I don't mind going there at all. I for one feel no shame in being of the non-bellicose, bookish persuasion. Perhaps it would only be unflattering to those who are particularly macho and defensive about their machismo in the first place.

Now I don't mean to oversimplify. I'm sure there are plenty of manly-man libertarians whose powers of reason outstrip their red-blooded predilections. And I'm equally sure that (typically feminine) nurturing instincts can lead irrationally to impulsive appeasement (which too can be overcome).

I'm just looking for a likely explanation for a curious trend.

Daniel , you are an English

Daniel , you are an English historian.. Ever heard of Queen Elizabeth, Queen Anne or Margaret Thatcher. Didn’t they win a few wars? Was it five, six or more?

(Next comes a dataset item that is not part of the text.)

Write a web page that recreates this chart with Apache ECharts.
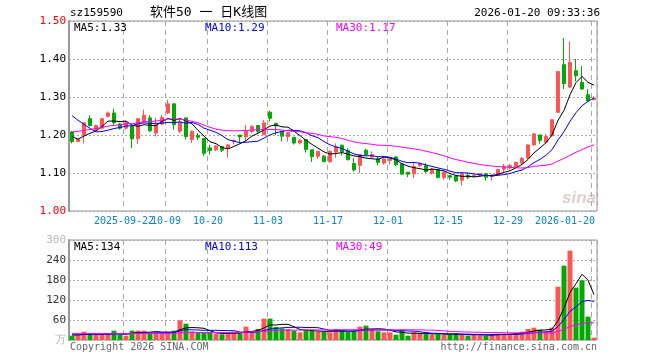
<!DOCTYPE html>
<html><head><meta charset="utf-8">
<script src="https://cdn.jsdelivr.net/npm/echarts@6/dist/echarts.min.js"></script>
<style>html,body{margin:0;padding:0;background:#fff}#c{width:660px;height:360px}</style>
</head><body><div id="c"></div>
<script>
// ---- data ----
const dates = ['2025-09-09','2025-09-10','2025-09-11','2025-09-12','2025-09-15','2025-09-16','2025-09-17','2025-09-18','2025-09-19','2025-09-22',
'2025-09-23','2025-09-24','2025-09-25','2025-09-26','2025-09-29','2025-09-30','2025-10-09','2025-10-10','2025-10-13','2025-10-14',
'2025-10-15','2025-10-16','2025-10-17','2025-10-20','2025-10-21','2025-10-22','2025-10-23','2025-10-24','2025-10-27','2025-10-28',
'2025-10-29','2025-10-30','2025-10-31','2025-11-03','2025-11-04','2025-11-05','2025-11-06','2025-11-07','2025-11-10','2025-11-11',
'2025-11-12','2025-11-13','2025-11-14','2025-11-17','2025-11-18','2025-11-19','2025-11-20','2025-11-21','2025-11-24','2025-11-25',
'2025-11-26','2025-11-27','2025-11-28','2025-12-01','2025-12-02','2025-12-03','2025-12-04','2025-12-05','2025-12-08','2025-12-09',
'2025-12-10','2025-12-11','2025-12-12','2025-12-15','2025-12-16','2025-12-17','2025-12-18','2025-12-19','2025-12-22','2025-12-23',
'2025-12-24','2025-12-25','2025-12-26','2025-12-29','2025-12-30','2025-12-31','2026-01-05','2026-01-06','2026-01-07','2026-01-08',
'2026-01-09','2026-01-12','2026-01-13','2026-01-14','2026-01-15','2026-01-16','2026-01-19','2026-01-20'];
const opens = [1.208,1.183,1.201,1.243,1.212,1.218,1.249,1.258,1.229,1.218, 1.223,1.19,1.234,1.245,1.205,1.229,1.258,1.282,1.21,1.245,
1.188,1.199,1.191,1.166,1.161,1.17,1.166,1.183,1.2,1.195, 1.209,1.225,1.201,1.26,1.23,1.209,1.196,1.194,1.179,1.188,
1.161,1.144,1.144,1.13,1.155,1.173,1.159,1.125,1.12,1.16, 1.142,1.137,1.126,1.133,1.142,1.124,1.102,1.098,1.119,1.119,
1.1,1.109,1.088,1.093,1.092,1.081,1.094,1.091,1.094,1.098, 1.091,1.094,1.11,1.113,1.116,1.126,1.139,1.174,1.2,1.181,
1.198,1.26,1.385,1.326,1.369,1.338,1.306,1.293];
const closes = [1.183,1.188,1.232,1.225,1.225,1.243,1.258,1.232,1.218,1.232, 1.19,1.243,1.252,1.211,1.227,1.246,1.282,1.227,1.234,1.196,
1.21,1.194,1.152,1.159,1.171,1.16,1.174,1.186,1.195,1.21, 1.222,1.21,1.232,1.244,1.224,1.197,1.206,1.179,1.186,1.162,
1.143,1.157,1.13,1.157,1.169,1.156,1.135,1.108,1.148,1.148, 1.148,1.128,1.137,1.137,1.122,1.097,1.097,1.117,1.124,1.104,
1.11,1.088,1.102,1.089,1.079,1.098,1.089,1.094,1.098,1.089, 1.095,1.109,1.117,1.12,1.128,1.139,1.174,1.203,1.186,1.196,
1.24,1.367,1.335,1.391,1.356,1.321,1.29,1.297];
const lows = [1.178,1.181,1.178,1.222,1.21,1.216,1.246,1.227,1.214,1.214, 1.166,1.176,1.231,1.208,1.196,1.226,1.255,1.214,1.205,1.188,
1.179,1.187,1.145,1.148,1.158,1.155,1.141,1.175,1.18,1.185, 1.205,1.205,1.2,1.235,1.2,1.183,1.183,1.175,1.175,1.154,
1.129,1.137,1.128,1.127,1.14,1.146,1.133,1.104,1.1,1.145, 1.139,1.12,1.122,1.122,1.119,1.096,1.089,1.086,1.116,1.1,
1.096,1.086,1.082,1.082,1.076,1.067,1.084,1.088,1.092,1.08, 1.08,1.092,1.099,1.109,1.114,1.124,1.137,1.172,1.177,1.179,
1.196,1.258,1.321,1.324,1.341,1.319,1.288,1.291];
const highs = [1.211,1.19,1.233,1.252,1.227,1.244,1.262,1.269,1.232,1.238, 1.227,1.244,1.267,1.252,1.245,1.253,1.293,1.282,1.245,1.245,
1.212,1.205,1.192,1.174,1.173,1.171,1.176,1.188,1.2,1.226, 1.226,1.226,1.24,1.264,1.233,1.209,1.208,1.194,1.189,1.188,
1.161,1.158,1.147,1.16,1.178,1.175,1.165,1.139,1.15,1.163, 1.157,1.144,1.139,1.139,1.144,1.126,1.102,1.126,1.128,1.126,
1.113,1.109,1.104,1.095,1.092,1.1,1.1,1.096,1.1,1.1, 1.097,1.111,1.124,1.124,1.13,1.142,1.175,1.205,1.2,1.203,
1.242,1.367,1.455,1.446,1.4,1.382,1.321,1.302];
const volumes = [13,13,25,21,16,16,16,28,16,13, 28,28,28,21,21,21,25,28,59,49,
26,21,21,21,19,17,21,25,19,40, 25,33,64,64,39,35,33,28,23,29,
29,25,24,23,33,29,24,26,40,43, 33,26,23,23,16,28,13,23,19,19,
16,19,16,16,19,16,13,16,16,13, 16,19,19,19,21,25,33,37,31,25,
37,160,223,268,157,179,70,7];
// closes / volumes before the visible window, estimated from where the MA lines start
const priorCloses = [1.14,1.15,1.15,1.16,1.15,1.16,1.17,1.16,1.17,1.18,1.17,1.18,1.18,1.19,1.18,1.19,
1.22,1.25,1.27,1.306,1.31,1.34,1.33,1.32,1.23,1.223,1.19,1.19,1.194];
const priorVolumes = [22,18,20,25,17,19,21,16,18,23,20,19,17,22,20,18,21,24,19,20,22,25,21,19,18,16,15,15,16];
const tickDates = ['2025-09-22','2025-10-09','2025-10-20','2025-11-03','2025-11-17','2025-12-01','2025-12-15','2025-12-29','2026-01-20'];
const tickTexts = ['2025-09-22','10-09','10-20','11-03','11-17','12-01','12-15','12-29','2026-01-20'];
const priceAxis = {min: 1.0, max: 1.5, step: 0.1};
const volAxis = {min: 0, max: 300, step: 60};
const priceMaLabels = ['MA5:1.33', 'MA10:1.29', 'MA30:1.17'];
const volMaLabels = ['MA5:134', 'MA10:113', 'MA30:49'];
const code = 'sz159590';
const titleText = '软件50 一 日K线图';
const timeText = '2026-01-20 09:33:36';

// ---- styling ----
const UP = '#ff5555', DOWN = '#00a800';
const MA_COLORS = ['#000000', '#0000ff', '#ff00ff'];
const MONO = '"DejaVu Sans Mono", monospace';

function movingAvg(n, vals, prior) {
  const all = prior.concat(vals);
  return vals.map((_, i) => {
    const end = prior.length + i;
    let s = 0;
    for (let k = end - n + 1; k <= end; k++) s += all[k];
    return +(s / n).toFixed(4);
  });
}
const isTick = (v) => tickDates.indexOf(v) >= 0;

const candleData = dates.map((d, i) => [opens[i], closes[i], lows[i], highs[i]]);
const volData = volumes.map((v, i) => ({value: v, itemStyle: {color: closes[i] >= opens[i] ? UP : DOWN}}));

const dashed = {show: true, interval: (idx, val) => isTick(val), lineStyle: {color: '#aaa', type: [5, 4], width: 1}};
const dotted = {show: true, lineStyle: {color: '#aaa', type: [2, 2], width: 1}};

function maSeries(name, n, vals, prior, color, xi, yi) {
  return {name, type: 'line', xAxisIndex: xi, yAxisIndex: yi, data: movingAvg(n, vals, prior),
    symbol: 'none', smooth: false, lineStyle: {color, width: 1}, z: 5, silent: true};
}

function txt(x, y, text, fill, font, align) {
  return {type: 'text', x, y, z: 100, silent: true,
    style: {text, fill, font, align: align || 'left', verticalAlign: 'middle'}};
}

const chart = echarts.init(document.getElementById('c'), null, {renderer: 'canvas'});
chart.setOption({
  animation: false,
  backgroundColor: '#fff',
  grid: [
    {left: 69, top: 21, width: 528, height: 190, show: true, borderColor: '#999', borderWidth: 1, outerBoundsMode: 'none', containLabel: false},
    {left: 69, top: 240, width: 528, height: 100, show: true, borderColor: '#999', borderWidth: 1, outerBoundsMode: 'none', containLabel: false}
  ],
  xAxis: [
    {type: 'category', gridIndex: 0, data: dates, boundaryGap: true,
     axisLine: {show: false}, axisTick: {show: false}, splitLine: dashed,
     axisLabel: {show: true, interval: 0, margin: 5, hideOverlap: false,
       formatter: (v) => {
         const k = tickDates.indexOf(v);
         if (k < 0) return '';
         return k === tickDates.length - 1 ? '{e|' + tickTexts[k] + '}' : '{n|' + tickTexts[k] + '}';
       },
       rich: {
         n: {color: '#0a84d6', fontFamily: MONO, fontSize: 10, padding: [0, 4, 0, 0]},
         e: {color: '#0a84d6', fontFamily: MONO, fontSize: 10, padding: [0, 58, 0, 0]}
       }}},
    {type: 'category', gridIndex: 1, data: dates, boundaryGap: true,
     axisLine: {show: false}, axisTick: {show: false}, axisLabel: {show: false}, splitLine: dashed}
  ],
  yAxis: [
    {type: 'value', gridIndex: 0, min: priceAxis.min, max: priceAxis.max, interval: priceAxis.step,
     axisLine: {show: true, lineStyle: {color: '#999', width: 2}}, axisTick: {show: false}, splitLine: dotted,
     axisLabel: {margin: 3, fontFamily: MONO, fontSize: 11, showMinLabel: true, showMaxLabel: true,
       formatter: (v) => Number(v).toFixed(2),
       color: (v) => (Math.abs(Number(v) - priceAxis.max) < 1e-6 || Math.abs(Number(v) - priceAxis.min) < 1e-6) ? '#ff0000' : '#000000'}},
    {type: 'value', gridIndex: 1, min: volAxis.min, max: volAxis.max, interval: volAxis.step,
     axisLine: {show: true, lineStyle: {color: '#999', width: 2}}, axisTick: {show: false}, splitLine: dotted,
     axisLabel: {margin: 3, fontFamily: MONO, fontSize: 11, showMinLabel: true, showMaxLabel: true,
       formatter: (v) => Number(v) === 0 ? '万' : String(v),
       color: (v) => (Number(v) === volAxis.max || Number(v) === 0) ? '#bbbbbb' : '#333333'}}
  ],
  series: [
    {type: 'candlestick', xAxisIndex: 0, yAxisIndex: 0, data: candleData, barWidth: 4, z: 3,
     itemStyle: {color: UP, color0: DOWN, borderColor: UP, borderColor0: DOWN, borderWidth: 1}},
    maSeries('MA5', 5, closes, priorCloses, MA_COLORS[0], 0, 0),
    maSeries('MA10', 10, closes, priorCloses, MA_COLORS[1], 0, 0),
    maSeries('MA30', 30, closes, priorCloses, MA_COLORS[2], 0, 0),
    {type: 'bar', xAxisIndex: 1, yAxisIndex: 1, data: volData, barWidth: 5, z: 3},
    maSeries('VMA5', 5, volumes, priorVolumes, MA_COLORS[0], 1, 1),
    maSeries('VMA10', 10, volumes, priorVolumes, MA_COLORS[1], 1, 1),
    maSeries('VMA30', 30, volumes, priorVolumes, MA_COLORS[2], 1, 1)
  ],
  graphic: [
    txt(70, 13, code, '#000', '11px ' + MONO),
    txt(150, 13, titleText, '#000', '13px "DejaVu Sans Mono", "Noto Sans CJK SC"'),
    txt(600, 13, timeText, '#000', '11px ' + MONO, 'right'),
    txt(74, 28, priceMaLabels[0], MA_COLORS[0], '11px ' + MONO),
    txt(205, 28, priceMaLabels[1], MA_COLORS[1], '11px ' + MONO),
    txt(336, 28, priceMaLabels[2], MA_COLORS[2], '11px ' + MONO),
    txt(74, 247, volMaLabels[0], MA_COLORS[0], '11px ' + MONO),
    txt(205, 247, volMaLabels[1], MA_COLORS[1], '11px ' + MONO),
    txt(336, 247, volMaLabels[2], MA_COLORS[2], '11px ' + MONO),
    txt(70, 347, 'Copyright 2026 SINA.COM', '#666', '10px ' + MONO),
    txt(597, 347, 'http://finance.sina.com.cn', '#666', '10px ' + MONO, 'right'),
    txt(596, 198, 'sina', 'rgba(190,170,170,0.55)', 'italic bold 17px "Liberation Sans"', 'right')
  ]
});
</script>
</body></html>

I for one feel no shame in

I for one feel no shame in being of the non-bellicose

But just as you took it upon yourself to psychoanalyze the "hawks", the "hawks" can in all fairness take it upon themselves to psychoanalyze you, and the analysis, if they perform it, is unlikely to be "non-bellicose" and "bookish". More like, "self-loathing", "a heel" who lets others take advantage of him, etc.

Dave, Daniel , you are an

Dave,

Daniel , you are an English historian.. Ever heard of Queen Elizabeth, Queen Anne or Margaret Thatcher. Didn’t they win a few wars? Was it five, six or more?

I am no historian, just a history buff. I never said wars could not be won. My point is that proactive and corrective military operations launched from afar are generally harmful to local political order. I don't think Britain's military history disproves that.

Constant,

But just as you took it upon yourself to psychoanalyze the “hawks", the “hawks” can in all fairness take it upon themselves to psychoanalyze you, and the analysis, if they perform it, is unlikely to be “non-bellicose” and “bookish". More like, “self-loathing", “a heel” who lets others take advantage of him, etc.

Again, I don't mean to oversimplify. Machismo, among other things, contributes toward hawkishness, leading to a pattern, but not a rule. I certainly would suspect that self-loathing and heelishness are among many qualities that might contribute to reflexive passivism. I'm guessing my own opinion of the efficacy of war does not spring from that source, however. First of all, I used to generally favor American liberation wars myself. I was in favor of the Iraq invasion until recently, and even liked the idea of going into Iran. And secondly I have quite a high opinion of myself and my faculties (I've been accused of arrogance), and far from being a heel, I've told off direct supervisors on more than one occassion (not wise perhaps, but certainly not heelish).

I meant to type "pacifism",

I meant to type "pacifism", not "passivism".